• REQUIRED TASK:
Without the pictures, print the lines running from the beginning of the material to the line containing "(192,80) -- (252,80)", both ends included.
----------------
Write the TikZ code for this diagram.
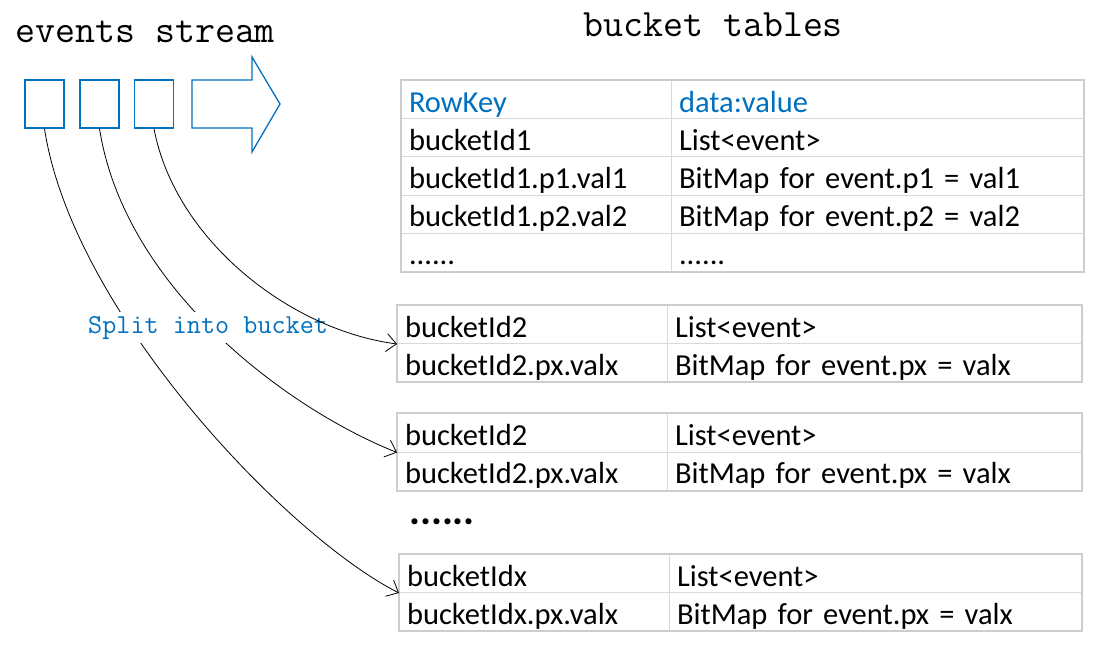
\documentclass[tikz,border=0pt]{standalone}
\usepackage{fontspec}
\setmainfont{Carlito}
\usetikzlibrary{arrows.meta}
\definecolor{evblue}{HTML}{0070C0}
\definecolor{cellgray}{HTML}{D9D9D9}
\definecolor{outgray}{HTML}{CDCDCD}
\newcommand{\cellfont}{\fontsize{30.5}{36}\selectfont}
\newcommand{\titlefont}{\ttfamily\fontsize{38.8}{44}\selectfont}
\tikzset{
  cell/.style={draw=cellgray, line width=1pt, anchor=north west, inner xsep=7.5pt,
    inner ysep=0pt, align=left, text height=27pt, text depth=2pt, font=\cellfont},
  outerline/.style={draw=outgray, line width=2pt},
  evbox/.style={draw=evblue, line width=1.3pt, minimum width=39pt, minimum height=48pt, inner sep=0pt},
  flow/.style={draw=black, line width=0.8pt, -{Straight Barb[length=10pt,width=18pt]}},
  title/.style={anchor=base west, inner sep=0pt, font=\titlefont},
}
\begin{document}
\begin{tikzpicture}[x=1pt,y=-1pt]
\useasboundingbox (0,0) rectangle (1108,650);

% titles
\node[title] (evtitle) at (15,43) {events stream};
\node[title] (bttitle) at (583,37) {bucket tables};

% event boxes and stream arrow
\node[evbox] (e1) at (44.5,104) {};
\node[evbox] (e2) at (99.5,104) {};
\node[evbox] (e3) at (154,104) {};
\draw[draw=evblue, line width=1.3pt, line join=miter]
  (192,80) -- (252,80) -- (252,57) -- (280,104) -- (252,152) -- (252,128) -- (192,128) -- cycle;

% table 1
\node[cell, text width=255pt, minimum height=38.2pt, text=evblue] (t1-1-1) at (401,80) {RowKey};
\node[cell, text width=397pt, minimum height=38.2pt, text=evblue] (t1-1-2) at (671,80) {data:value};
\node[cell, text width=255pt, minimum height=38.2pt] (t1-2-1) at (401,118.2) {bucketId1};
\node[cell, text width=397pt, minimum height=38.2pt] (t1-2-2) at (671,118.2) {List<event>};
\node[cell, text width=255pt, minimum height=38.2pt] (t1-3-1) at (401,156.4) {bucketId1.p1.val1};
\node[cell, text width=397pt, minimum height=38.2pt] (t1-3-2) at (671,156.4) {BitMap for event.p1 = val1};
\node[cell, text width=255pt, minimum height=38.2pt] (t1-4-1) at (401,194.6) {bucketId1.p2.val2};
\node[cell, text width=397pt, minimum height=38.2pt] (t1-4-2) at (671,194.6) {BitMap for event.p2 = val2};
\node[cell, text width=255pt, minimum height=38.2pt] (t1-5-1) at (401,232.8) {......};
\node[cell, text width=397pt, minimum height=38.2pt] (t1-5-2) at (671,232.8) {......};
\draw[outerline] (t1-1-1.north west) rectangle (t1-5-2.south east);

% table 2
\node[cell, text width=255pt, minimum height=38pt] (t2-1-1) at (397,305) {bucketId2};
\node[cell, text width=399pt, minimum height=38pt] (t2-1-2) at (667,305) {List<event>};
\node[cell, text width=255pt, minimum height=38pt] (t2-2-1) at (397,343) {bucketId2.px.valx};
\node[cell, text width=399pt, minimum height=38pt] (t2-2-2) at (667,343) {BitMap for event.px = valx};
\draw[outerline] (t2-1-1.north west) rectangle (t2-2-2.south east);

% table 3
\node[cell, text width=255pt, minimum height=38.5pt] (t3-1-1) at (397,413) {bucketId2};
\node[cell, text width=399pt, minimum height=38.5pt] (t3-1-2) at (667,413) {List<event>};
\node[cell, text width=255pt, minimum height=38.5pt] (t3-2-1) at (397,451.5) {bucketId2.px.valx};
\node[cell, text width=399pt, minimum height=38.5pt] (t3-2-2) at (667,451.5) {BitMap for event.px = valx};
\draw[outerline] (t3-1-1.north west) rectangle (t3-2-2.south east);

% dots
\node[anchor=base west, inner sep=0pt, font=\bfseries\fontsize{41}{44}\selectfont] (moredots) at (409,524) {......};

% table 4
\node[cell, text width=255pt, minimum height=38pt] (t4-1-1) at (399,554) {bucketIdx};
\node[cell, text width=397pt, minimum height=38pt] (t4-1-2) at (669,554) {List<event>};
\node[cell, text width=255pt, minimum height=38pt] (t4-2-1) at (399,592) {bucketIdx.px.valx};
\node[cell, text width=397pt, minimum height=38pt] (t4-2-2) at (669,592) {BitMap for event.px = valx};
\draw[outerline] (t4-1-1.north west) rectangle (t4-2-2.south east);

% connectors
\draw[flow] (e1.south) .. controls (72,310) and (285,535) .. (t4-1-1.south west);
\draw[flow] (e2.south) .. controls (125,290) and (290,410) .. (t3-1-1.south west);
\node[anchor=base west, inner sep=4pt, fill=white, text=evblue, font=\ttfamily\fontsize{27.4}{30}\selectfont] (split) at (84,333) {Split into bucket};
\draw[flow] (e3.south) .. controls (175,240) and (290,330) .. (t2-1-1.south west);
\end{tikzpicture}
\end{document}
----------------
• WRITTEN REPLY:
Write the TikZ code for this diagram.
\documentclass[tikz,border=0pt]{standalone}
\usepackage{fontspec}
\setmainfont{Carlito}
\usetikzlibrary{arrows.meta}
\definecolor{evblue}{HTML}{0070C0}
\definecolor{cellgray}{HTML}{D9D9D9}
\definecolor{outgray}{HTML}{CDCDCD}
\newcommand{\cellfont}{\fontsize{30.5}{36}\selectfont}
\newcommand{\titlefont}{\ttfamily\fontsize{38.8}{44}\selectfont}
\tikzset{
  cell/.style={draw=cellgray, line width=1pt, anchor=north west, inner xsep=7.5pt,
    inner ysep=0pt, align=left, text height=27pt, text depth=2pt, font=\cellfont},
  outerline/.style={draw=outgray, line width=2pt},
  evbox/.style={draw=evblue, line width=1.3pt, minimum width=39pt, minimum height=48pt, inner sep=0pt},
  flow/.style={draw=black, line width=0.8pt, -{Straight Barb[length=10pt,width=18pt]}},
  title/.style={anchor=base west, inner sep=0pt, font=\titlefont},
}
\begin{document}
\begin{tikzpicture}[x=1pt,y=-1pt]
\useasboundingbox (0,0) rectangle (1108,650);

% titles
\node[title] (evtitle) at (15,43) {events stream};
\node[title] (bttitle) at (583,37) {bucket tables};

% event boxes and stream arrow
\node[evbox] (e1) at (44.5,104) {};
\node[evbox] (e2) at (99.5,104) {};
\node[evbox] (e3) at (154,104) {};
\draw[draw=evblue, line width=1.3pt, line join=miter]
  (192,80) -- (252,80) -- (252,57) -- (280,104) -- (252,152) -- (252,128) -- (192,128) -- cycle;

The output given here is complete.